By offering states an avenue for opting out of the law, Obama bypassed Congress and followed through on promises to provide states with direct relief if lawmakers did not reform No Child Left Behind. U.S. Education Secretary Arne Duncan has warned for months that the move was imminent, describing how the law as currently written would lead to a slow-motion educational trainwreck.
Duncan was referring to a provision in the law mandating that 100 percent of students become proficient in math and reading by 2014, a measure that reflects No Child Left Behind's emphasis on rising targets for how well students score on standardized tests. Schools that fail to meet that standard would be labeled as failing and risk sanctions that could include principals and teachers losing their jobs or schools being shut down. Duncan had said that the 100 percent proficiency requirement could lead to 80 percent of schools being labeled failures, a figure that some experts have disputed.
Speaking at the White House's East Wing on Friday, Obama praised No Child Left Behind's focus on accountability but said that in its implementation, No Child Left Behind had some serious flaws that were hurting instead of helping, including an obsessive focus on testing that forced educators to teach to the test and crowded out subjects like history.
I've urged Congress for a while now: let's get a bipartisan effort lets fix this, Obama said. Congress hasn't been able to do it, so I will.
Obama offered few specifics, saying only that states would have flexibility to come up with innovations -- what works in Rhode Island may not be the same thing that works in Tennessee -- and noting that 44 different states had so far applied.

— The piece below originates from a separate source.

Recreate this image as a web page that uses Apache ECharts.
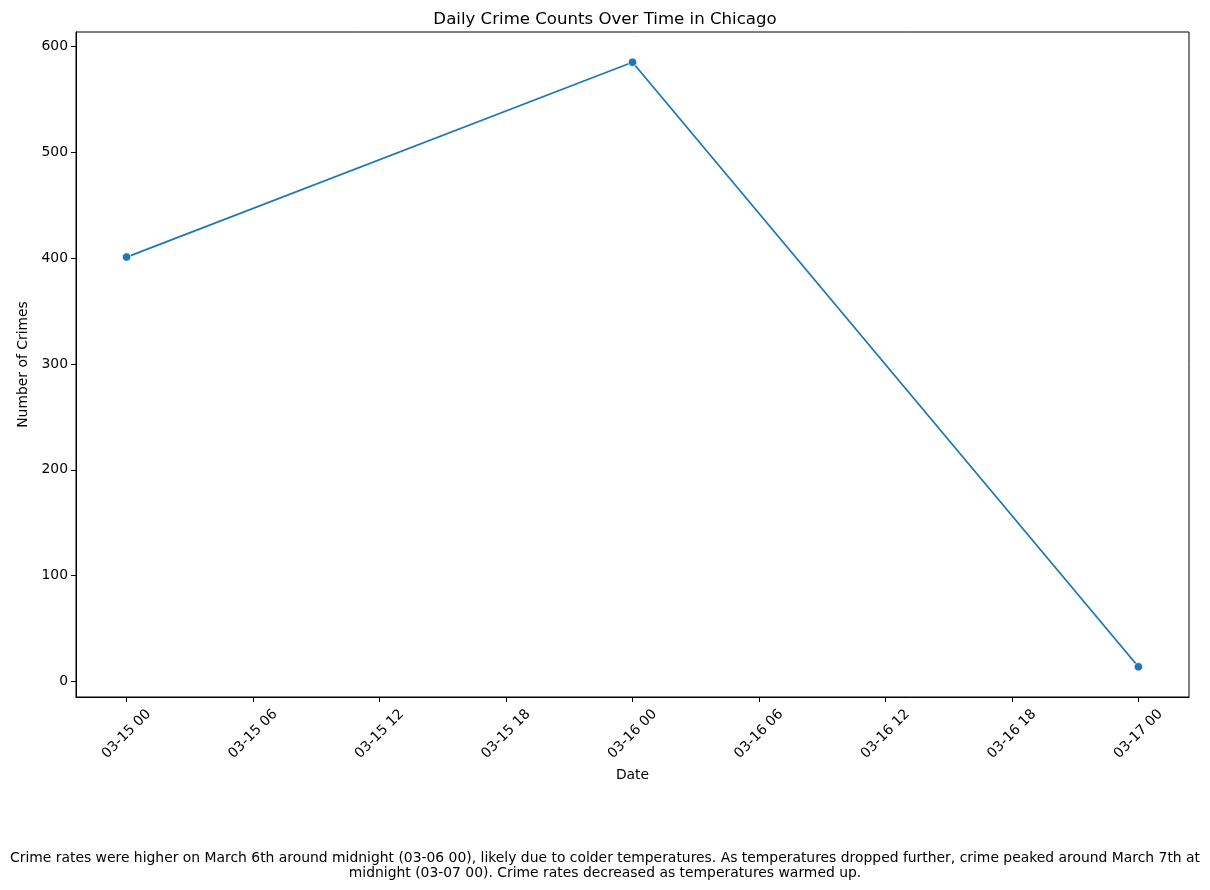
<!DOCTYPE html>
<html>
<head>
<meta charset="utf-8">
<script src="https://cdn.jsdelivr.net/npm/echarts@6/dist/echarts.min.js"></script>
<style>html,body{margin:0;padding:0;background:#fff;}#c{width:1210px;height:890px;}</style>
</head>
<body>
<div id="c"></div>
<script>
// Data (x in hours from 03-15 00)
const dateLabels = ['03-15 00', '03-16 00', '03-17 00'];
const dateHours = [0, 24, 48];
const crimeCounts = [401, 585, 14];
const xTickHours = [0, 6, 12, 18, 24, 30, 36, 42, 48];
const xTickLabels = ['03-15 00', '03-15 06', '03-15 12', '03-15 18', '03-16 00', '03-16 06', '03-16 12', '03-16 18', '03-17 00'];
const yTicks = [0, 100, 200, 300, 400, 500, 600];

const FONT = 'DejaVu Sans';
const chart = echarts.init(document.getElementById('c'), null, {renderer: 'canvas'});
const xMin = -2.4, xMax = 50.4;
const yRange = Math.max(...crimeCounts) - Math.min(...crimeCounts);
const yMin = Math.min(...crimeCounts) - 0.05 * yRange;
const yMax = Math.max(...crimeCounts) + 0.05 * yRange;

chart.setOption({
  animation: false,
  backgroundColor: '#fff',
  title: [
    {text: 'Daily Crime Counts Over Time in Chicago', left: 'center', top: 6,
     textStyle: {fontFamily: FONT, fontSize: 16.6, fontWeight: 'normal', color: '#000'}},
    {text: 'Crime rates were higher on March 6th around midnight (03-06 00), likely due to colder temperatures. As temperatures dropped further, crime peaked around March 7th at\nmidnight (03-07 00). Crime rates decreased as temperatures warmed up.',
     left: 'center', top: 846,
     textStyle: {fontFamily: FONT, fontSize: 13.9, fontWeight: 'normal', color: '#000', lineHeight: 15, align: 'center'}}
  ],
  grid: {left: 76, right: 21, top: 32, bottom: 193, show: true, borderColor: '#000', borderWidth: 1, containLabel: false},
  xAxis: {
    type: 'value', min: xMin, max: xMax,
    name: 'Date', nameLocation: 'middle', nameGap: 71,
    nameTextStyle: {fontFamily: FONT, fontSize: 13.9, color: '#000'},
    axisLine: {show: true, onZero: false, lineStyle: {color: '#000', width: 1}},
    axisTick: {show: true, inside: false, length: 5, lineStyle: {color: '#000'}, customValues: xTickHours},
    axisLabel: {
      customValues: xTickHours, rotate: 45, margin: 37, align: 'center', verticalAlign: 'middle',
      fontFamily: FONT, fontSize: 13.9, color: '#000',
      formatter: v => { const i = xTickHours.indexOf(v); return i >= 0 ? xTickLabels[i] : ''; }
    },
    splitLine: {show: false}
  },
  yAxis: {
    type: 'value', min: yMin, max: yMax,
    name: 'Number of Crimes', nameLocation: 'middle', nameGap: 41,
    nameTextStyle: {fontFamily: FONT, fontSize: 13.9, color: '#000'},
    axisLine: {show: true, onZero: false, lineStyle: {color: '#000', width: 1}},
    axisTick: {show: true, inside: false, length: 5, lineStyle: {color: '#000'}, customValues: yTicks},
    axisLabel: {customValues: yTicks, margin: 8, fontFamily: FONT, fontSize: 13.9, color: '#000'},
    splitLine: {show: false}
  },
  series: [{
    type: 'line',
    data: dateHours.map((h, i) => [h, crimeCounts[i]]),
    symbol: 'circle', symbolSize: 8.5,
    lineStyle: {color: '#1f77b4', width: 1.8},
    itemStyle: {color: '#1f77b4', borderColor: '#fff', borderWidth: 0.8}
  }]
});
</script>
</body>
</html>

Waivers Link to Education Reforms
But Duncan has signaled that eligibility for the waivers would be tethered to education reforms similar to those states have pursued as they vie for billions in federal education grants under the administration's Race to the Top program. Those measures included increasing school choice by allowing more charter schools and establishing methods for gauging teacher effectiveness. In his speech, Obama suggested that those goals remain a priority by saying he urged Congress to use Race to the Top as a blueprint when reforming No Child Left Behind.
The effort has faced resistance from lawmakers in Congress who charge that Duncan is exceeding his authority (the law allows the education secretary to waive any statutory or regulatory requirement but says nothing about attaching conditions). Rep. John Kline, R-Minn., chairman of the Committee on Education and the Workforce, criticized granting Duncan the sweeping authority to handpick winners and losers and criticized using the waivers as a tool to advance the Obama administration's education agenda.

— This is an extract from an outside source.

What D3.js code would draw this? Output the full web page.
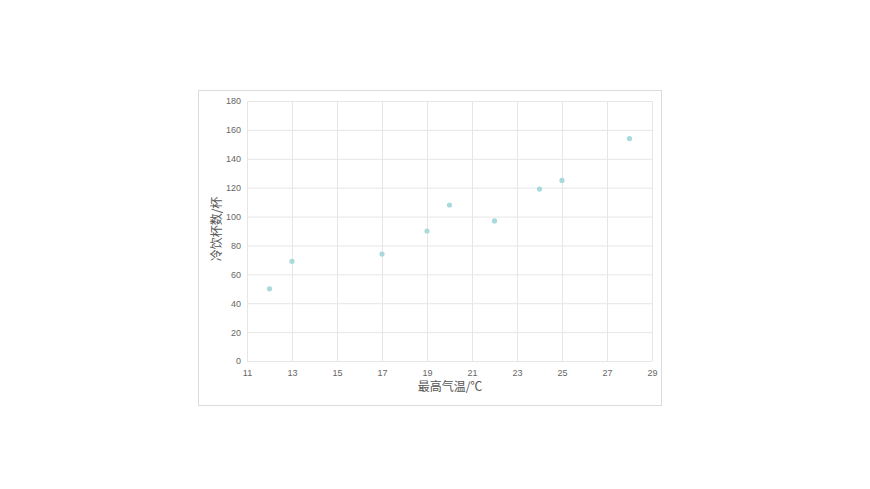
<!DOCTYPE html>
<html>
<head>
<meta charset="utf-8">
<script src="https://cdn.jsdelivr.net/npm/d3@7"></script>
<style>
  body { margin: 0; background: #fff; }
  text { font-family: "Liberation Sans", Arial, sans-serif; }
</style>
</head>
<body>
<script>
// chart data
var temps = [12, 13, 17, 19, 20, 22, 24, 25, 28];
var cups = [50, 69, 74, 90, 108, 97, 119, 125, 154];
var xTicks = [11, 13, 15, 17, 19, 21, 23, 25, 27, 29];
var yTicks = [0, 20, 40, 60, 80, 100, 120, 140, 160, 180];
var xTitle = "最高气温/℃";
var yTitle = "冷饮杯数/杯";

var svg = d3.select("body")
            .append("svg")
            .attr("width", 870)
            .attr("height", 489);

// outer frame
svg.append("rect")
   .attr("x", 198.5).attr("y", 90.5)
   .attr("width", 463).attr("height", 315)
   .attr("fill", "#fff")
   .attr("stroke", "#dcdcdc");

var x = d3.scaleLinear().domain([11, 29]).range([247, 652]);
var y = d3.scaleLinear().domain([0, 180]).range([361, 101]);

// grid
svg.append("g").selectAll("line")
   .data(xTicks).enter()
   .append("line")
   .attr("x1", function(d) { return x(d) + 0.5; })
   .attr("x2", function(d) { return x(d) + 0.5; })
   .attr("y1", y(180)).attr("y2", y(0))
   .attr("stroke", "#e6e6e6");

svg.append("g").selectAll("line")
   .data(yTicks).enter()
   .append("line")
   .attr("y1", function(d) { return y(d) + 0.5; })
   .attr("y2", function(d) { return y(d) + 0.5; })
   .attr("x1", x(11)).attr("x2", x(29))
   .attr("stroke", "#e6e6e6");

// axes
var xAxis = svg.append("g")
   .attr("transform", "translate(0," + (y(0) + 0.5) + ")")
   .call(d3.axisBottom(x).tickValues(xTicks).tickSize(0).tickPadding(8));
var yAxis = svg.append("g")
   .attr("transform", "translate(" + (x(11) - 5) + ",0)")
   .call(d3.axisLeft(y).tickValues(yTicks).tickSize(0).tickPadding(1));

[xAxis, yAxis].forEach(function(a) {
  a.select(".domain").remove();
  a.selectAll("text").attr("fill", "#666").style("font-size", "9px");
});

// axis titles
svg.append("text")
   .attr("x", 450).attr("y", 391)
   .attr("text-anchor", "middle")
   .attr("fill", "#555")
   .style("font-family", "'Noto Sans CJK SC', sans-serif")
   .style("font-size", "12px")
   .text(xTitle);

svg.append("text")
   .attr("transform", "translate(221,229) rotate(-90)")
   .attr("text-anchor", "middle")
   .attr("fill", "#555")
   .style("font-family", "'Noto Sans CJK SC', sans-serif")
   .style("font-size", "12px")
   .text(yTitle);

// points
svg.append("g").selectAll("circle")
   .data(temps).enter()
   .append("circle")
   .attr("cx", function(d) { return x(d); })
   .attr("cy", function(d, i) { return y(cups[i]); })
   .attr("r", 2.6)
   .attr("fill", "#a8d9db");
</script>
</body>
</html>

Duncan is using the simple power to grant waivers and expanding it to say, 'I will grant you waivers in exchange for changing public school policies to something that I would like,' Kline said. And there's a growing sense that he really doesn't have the authority to do this.
Still, most governors have embraced the law -- even if they are skeptical of the preconditions for waivers, they are eager for the relief.
I support the idea of waivers, because we think the way to assess a school is not solely through testing and proficiency, said Wisconsin Gov. Scott Walker, a Republican who on other issues has been an antagonist of the Obama administration. Overall, the reforms [Duncan] is looking at are really similar to what I'm looking at. What he's saying makes sense. We would be moving toward these changes even if the waivers came without conditions.